In April/May 1091, Gohar-A'in played a role in removing the Abbasid vizier Abu Shuja al-Rudhrawari from office. When an agent (wakil) of Malik-Shah and Nizam al-Mulk, Abu Sa'd ibn Samaha, was mugged in Baghdad, Gohar-A'in wrote to the Seljuk court complaining about the affair and saying that the caliph's vizier should be responsible for upholding public morals. This resulted in an envoy being sent to al-Muqtadi, who had al-Rudhrawari dismissed. Later, Gohar-A'in took part in a campaign in Hejaz and Yemen led by the Turkman amir Chabaq.

After Malik-Shah's death, Gohar-A'in behaved opportunistically. He originally supported Tutush to succeed Malik-Shah and had the khutbah proclaimed in his name in Baghdad, but when Tutush had to return to Syria in 1093, Gohar-A'in was placed in "a difficult situation". He went to Barkiyaruq and apologized; the emirs Bursuq and Gumush Tekin al-Jandar sided with him. Barkiyaruq excused him and re-appointed him as shahna of Baghdad, but he did confiscate Gohar-A'in's iqta'. However, within the same year, he gave Gohar-A'in the iqta of the executed amir Yalbad, and he increased his salary at the same time. (As a side note about Gohar-A'in's iqtas, he had been given Wasit as iqta by Alp Arslan, and he had also received Takrit from Terken Khatun, but Takrit had gone to Gumush Tekin after Malik-Shah's death and Gohar-A'in never held Takrit again.)

Shortly after Gohar-A'in was appointed by Barkiyaruq, a riot broke out in the Nasriya quarter of Baghdad in July 1093, which he suppressed.
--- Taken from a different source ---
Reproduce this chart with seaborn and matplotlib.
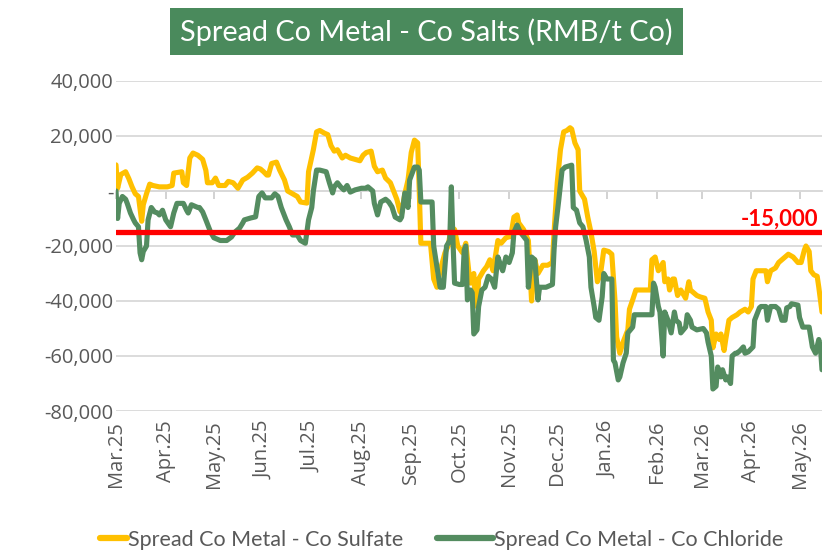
import numpy as np
import pandas as pd
import matplotlib
matplotlib.use("Agg")
import matplotlib.pyplot as plt
from matplotlib.ticker import FuncFormatter
from matplotlib.patches import Rectangle
from matplotlib.lines import Line2D
import seaborn as sns

# ---------------- data ----------------
title = "Spread Co Metal - Co Salts (RMB/t Co)"
series_names = ["Spread Co Metal - Co Sulfate", "Spread Co Metal - Co Chloride"]
start_date = "2025-03-01"          # day 0
month_labels_start = "2025-03-01"
month_labels_end = "2026-05-01"
threshold = -15000
threshold_label = "-15,000"
y_ticks = [40000, 20000, 0, -20000, -40000, -60000, -80000]

sulfate_day = [0, 1, 3, 6, 8, 10, 12, 14, 16, 17, 19, 21, 23, 27, 32, 35, 36, 41, 42, 44,
               46, 48, 51, 54, 56, 57, 60, 62, 64, 68, 70, 73, 76, 79, 82, 85, 88, 90, 92, 94,
               95, 97, 100, 102, 105, 107, 110, 113, 115, 119, 120, 123, 125, 127, 130, 132, 134, 136, 138, 141,
               143, 146, 149, 152, 154, 156, 159, 161, 163, 166, 168, 171, 173, 175, 177, 178, 180, 182, 184, 186,
               188, 189, 190, 196, 198, 200, 202, 205, 207, 209, 211, 213, 216, 218, 220, 221, 223, 224, 225, 226,
               229, 231, 233, 235, 238, 240, 243, 246, 248, 250, 251, 254, 256, 257, 259, 261, 263, 264, 266, 269,
               272, 273, 275, 277, 279, 281, 283, 284, 286, 288, 289, 291, 292, 294, 296, 298, 300, 302, 304, 307,
               309, 311, 312, 314, 316, 319, 320, 322, 324, 333, 334, 336, 338, 341, 342, 344, 345, 347, 348, 350,
               352, 355, 357, 358, 360, 362, 364, 367, 369, 371, 372, 374, 376, 377, 379, 380, 382, 384, 387, 389,
               392, 394, 396, 397, 399, 405, 406, 408, 411, 413, 415, 417, 419, 422, 425, 427, 429, 430, 432, 433,
               435, 437, 438, 440]
sulfate_value = [9500, 1000, 6000, 7000, 4500, 1500, -1000, -2000, -11000, -5000, -1000, 2500, 2000, 1500, 1500, 2000, 6500, 7000, 3000, 2000,
                 12000, 13800, 13000, 11500, 7500, 3000, 3000, 4700, 2000, 2000, 3500, 3000, 1000, 4000, 5000, 6500, 8400, 8000, 7000, 5800,
                 5800, 10000, 10500, 7600, 4000, 0, -1000, -2000, -4000, -4400, 7000, 15000, 21500, 22000, 21000, 20500, 16500, 14500, 15000, 12000,
                 13000, 12000, 11500, 11000, 13000, 14000, 14500, 9000, 7000, 7600, 4700, 3000, 0, -3000, -7500, -8000, -1000, 4000, 14000, 18500,
                 17500, 0, -19000, -19000, -32000, -35000, -29000, -22500, -20000, -13000, -14000, -20000, -22500, -19000, -30000, -33500, -30000, -41000, -42000, -32000,
                 -29000, -27500, -25000, -29000, -18000, -19000, -17000, -16500, -9500, -8700, -11600, -14000, -16700, -18000, -40000, -25000, -30000, -29000, -27000, -27000,
                 -26000, -15000, 3000, 15000, 21500, 22000, 23000, 22500, 17500, 15000, 0, -2000, -3000, -9500, -15000, -22000, -33000, -30000, -21500, -22000,
                 -23000, -40000, -53000, -59000, -55000, -50500, -43000, -39600, -36000, -36000, -25000, -24000, -29000, -26000, -33000, -32000, -36000, -32000, -32000, -38000,
                 -36000, -39000, -33000, -36000, -37000, -38000, -38500, -39000, -44000, -47000, -57000, -52000, -54000, -52000, -58000, -54000, -47000, -46000, -45000, -44000,
                 -43000, -44000, -42000, -32000, -29000, -29000, -33000, -29000, -28000, -26000, -25000, -24000, -23000, -24000, -26000, -26000, -21500, -20000, -22000, -29000,
                 -30500, -31000, -35000, -44000]

chloride_day = [0, 1, 2, 4, 6, 7, 9, 11, 12, 14, 15, 16, 17, 19, 20, 22, 24, 26, 27, 29,
                31, 34, 36, 38, 42, 44, 45, 47, 51, 52, 54, 56, 59, 61, 65, 69, 72, 74, 77, 79,
                80, 84, 87, 89, 91, 93, 97, 99, 101, 103, 106, 108, 110, 113, 115, 118, 120, 122, 123, 125,
                127, 131, 133, 135, 136, 138, 140, 142, 144, 146, 149, 153, 156, 157, 160, 161, 163, 165, 168, 170,
                172, 174, 177, 178, 180, 182, 183, 186, 188, 189, 190, 197, 198, 200, 202, 204, 206, 208, 209, 210,
                211, 214, 216, 217, 218, 219, 221, 222, 223, 225, 226, 228, 230, 232, 234, 236, 238, 240, 241, 243,
                245, 247, 248, 250, 252, 256, 257, 259, 261, 263, 264, 268, 272, 273, 274, 276, 278, 280, 284, 285,
                287, 289, 291, 293, 295, 296, 298, 299, 301, 303, 304, 306, 309, 310, 311, 313, 314, 316, 318, 319,
                322, 323, 334, 335, 336, 338, 339, 341, 342, 344, 346, 348, 349, 351, 352, 355, 356, 358, 359, 362,
                366, 368, 369, 371, 372, 374, 375, 377, 378, 380, 381, 383, 384, 386, 387, 389, 391, 392, 394, 397,
                398, 401, 402, 405, 406, 408, 411, 413, 415, 417, 418, 420, 421, 425, 426, 428, 432, 434, 436, 438,
                439, 440]
chloride_value = [0, -10000, -4500, -2000, -3000, -4500, -8000, -10500, -11600, -13000, -22500, -25000, -22000, -20000, -10500, -6000, -7600, -8000, -8700, -7000,
                  -10500, -13000, -8000, -4500, -4500, -7000, -8000, -5000, -6000, -6000, -7600, -10500, -15000, -17000, -18000, -18000, -16700, -15000, -13500, -11600,
                  -10500, -9800, -9400, -2000, -700, -2500, -2500, -1000, -2000, -6000, -10500, -13000, -16000, -16000, -18000, -19000, -10500, -6000, 0, 7600,
                  7600, 7000, 3000, -700, 1500, 3000, 1500, 400, 2000, -400, 400, 1000, 1000, 1500, 0, -4500, -8700, -4000, -3000, -4000,
                  -5800, -9500, -10500, -9500, -700, -6000, 4000, 8700, 8700, 7600, -4000, -4000, -20000, -27500, -35000, -35000, -20000, -18000, 1500, -18000,
                  -33500, -34000, -34000, -21500, -20000, -39600, -36000, -37000, -52000, -50500, -42000, -36000, -35000, -31000, -32000, -35000, -24000, -27500, -29000, -24000,
                  -26000, -22500, -15000, -12400, -15000, -18000, -35000, -24000, -25000, -39600, -35000, -35000, -34000, -21500, -13000, -3000, 7600, 8700, 9400, -6000,
                  -7000, -11600, -13000, -18000, -24000, -35000, -42000, -46000, -47000, -38500, -30000, -32000, -32000, -61500, -62500, -68700, -67600, -62500, -59000, -51600,
                  -49500, -45000, -45000, -33500, -35000, -42000, -44000, -60000, -44000, -47000, -51600, -44000, -47000, -48000, -51600, -49500, -45000, -47000, -49500, -50500,
                  -50000, -51600, -55000, -60000, -72000, -71000, -64000, -67600, -65000, -68700, -67600, -70000, -60000, -59000, -59000, -58000, -56700, -59000, -58500, -56700,
                  -47000, -42500, -42000, -42000, -47000, -42000, -42000, -43000, -47000, -47000, -42500, -42000, -41000, -41500, -46000, -49500, -49500, -56700, -59000, -54000,
                  -56700, -65000]

# ---------------- style ----------------
sns.set_theme(style="white")
plt.rcParams["font.family"] = ["Lato", "DejaVu Sans"]

col_sulfate = "#FFC000"
col_chloride = "#548C60"
col_text = "#595959"
col_grid = "#D9D9D9"
tick_font = ["Open Sans", "DejaVu Sans"]

start = pd.Timestamp(start_date)
df = pd.concat([
    pd.DataFrame({"date": start + pd.to_timedelta(sulfate_day, unit="D"),
                  "value": sulfate_value, "series": series_names[0]}),
    pd.DataFrame({"date": start + pd.to_timedelta(chloride_day, unit="D"),
                  "value": chloride_value, "series": series_names[1]}),
], ignore_index=True)

fig = plt.figure(figsize=(8.26, 5.56), dpi=100)
ax = fig.add_axes([116 / 826, 1 - 411 / 556, (822 - 116) / 826, (411 - 81) / 556])

sns.lineplot(data=df, x="date", y="value", hue="series",
             palette={series_names[0]: col_sulfate, series_names[1]: col_chloride},
             linewidth=3.7, ax=ax, legend=False, estimator=None, sort=False)

ax.axhline(threshold, color="#FF0000", linewidth=3.8, zorder=6)
ax.annotate(threshold_label, xy=(1, threshold), xycoords=ax.get_yaxis_transform(),
            xytext=(-3, 1.5), textcoords="offset points", ha="right", va="bottom",
            color="#FF0000", fontweight="bold", fontsize=16, zorder=7)

# axes
ax.set_ylim(min(y_ticks), max(y_ticks))
ax.set_yticks(y_ticks)
ax.yaxis.set_major_formatter(FuncFormatter(lambda v, p: "-" if v == 0 else f"{v:,.0f}"))
ax.set_xlim(start, start + pd.Timedelta(days=max(sulfate_day)))
months = pd.date_range(month_labels_start, month_labels_end, freq="MS")
ax.set_xticks(months)
ax.set_xticklabels([m.strftime("%b.%y") for m in months], rotation=90)
ax.tick_params(axis="x", length=0, pad=7, labelsize=14.5, labelcolor=col_text)
ax.tick_params(axis="y", length=0, pad=2, labelsize=14.5, labelcolor=col_text)
for lab in ax.get_xticklabels() + ax.get_yticklabels():
    lab.set_fontfamily(tick_font)
ax.set_xlabel("")
ax.set_ylabel("")
ax.yaxis.grid(True, color=col_grid, linewidth=1.3)
ax.xaxis.grid(False)
for s in ax.spines.values():
    s.set_visible(False)

# category-axis tick marks on the zero line
frac0 = (0 - min(y_ticks)) / (max(y_ticks) - min(y_ticks))
sec = ax.secondary_xaxis(frac0)
sec.set_alignment("bottom")
sec.set_xticks(months)
sec.set_xticklabels([])
sec.tick_params(axis="x", direction="out", length=6, width=1.3, color="#CFCFCF")
sec.spines["bottom"].set_color(col_grid)
sec.spines["bottom"].set_linewidth(1.3)

# title box
fig.patches.append(Rectangle((170 / 826, 1 - 55 / 556), 513 / 826, 47 / 556,
                             transform=fig.transFigure, facecolor="#4A8A5C",
                             edgecolor="none", zorder=0))
fig.text(426 / 826, 1 - 32 / 556, title, ha="center", va="center",
         color="white", fontsize=20.8)

# legend (two entries, Excel-like spacing)
leg_y = 1 - 540 / 556
fig.legend([Line2D([], [], color=col_sulfate, linewidth=4.5)], [series_names[0]],
           loc="center left", bbox_to_anchor=(100 / 826, leg_y), frameon=False,
           fontsize=15.5, handlelength=1.25, handletextpad=0.05, borderpad=0,
           borderaxespad=0, labelcolor=col_text)
fig.legend([Line2D([], [], color=col_chloride, linewidth=4.5)], [series_names[1]],
           loc="center left", bbox_to_anchor=(437 / 826, leg_y), frameon=False,
           fontsize=15.5, handlelength=2.6, handletextpad=0.05, borderpad=0,
           borderaxespad=0, labelcolor=col_text)

fig.savefig("out.png", dpi=100)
He had the khutbah recited in Barkiyaruq's name in February 1094; Tutush had appointed his own shahna of Baghdad and attempted to get the caliph to say the khutbah in his own name but failed.

Gohar-A'in later sided with Muhammad I Tapar against Barkiyaruq for a while, but later he switched sides again and went back to supporting Barkiyaruq. The two sides eventually met in battle at Sefid Rud near Hamadan in May 1100. In this battle, Gohar-A'in commanded Barkiyaruq's right flank, along with Izz ad-Dawla ibn Sadaqa, while Kerbogha commanded the left flank and Barkiyaruq himself commanded the center. Gohar-A'in's troops did well in this battle and routed Muhammad Tapar's left flank (commanded by Mu'ayyad al-Mulk), but Barkiyaruq's left flank under Kerbogha collapsed and Gohar-A'in had to retreat. As he was retreating, his horse stumbled and he fell to the ground, where a Khorasani soldier from the other side killed and beheaded him. (According to Ibn al-Jawzi, Gohar-A'in was instead killed because he fell on his own weapon.) Gohar-A'in's death made Barkiyaruq's troops break completely and they fled.

After his death, Gohar-A'in's body was brought to Baghdad and buried on the east side of the city, across from the Ribat of Abu Manjib.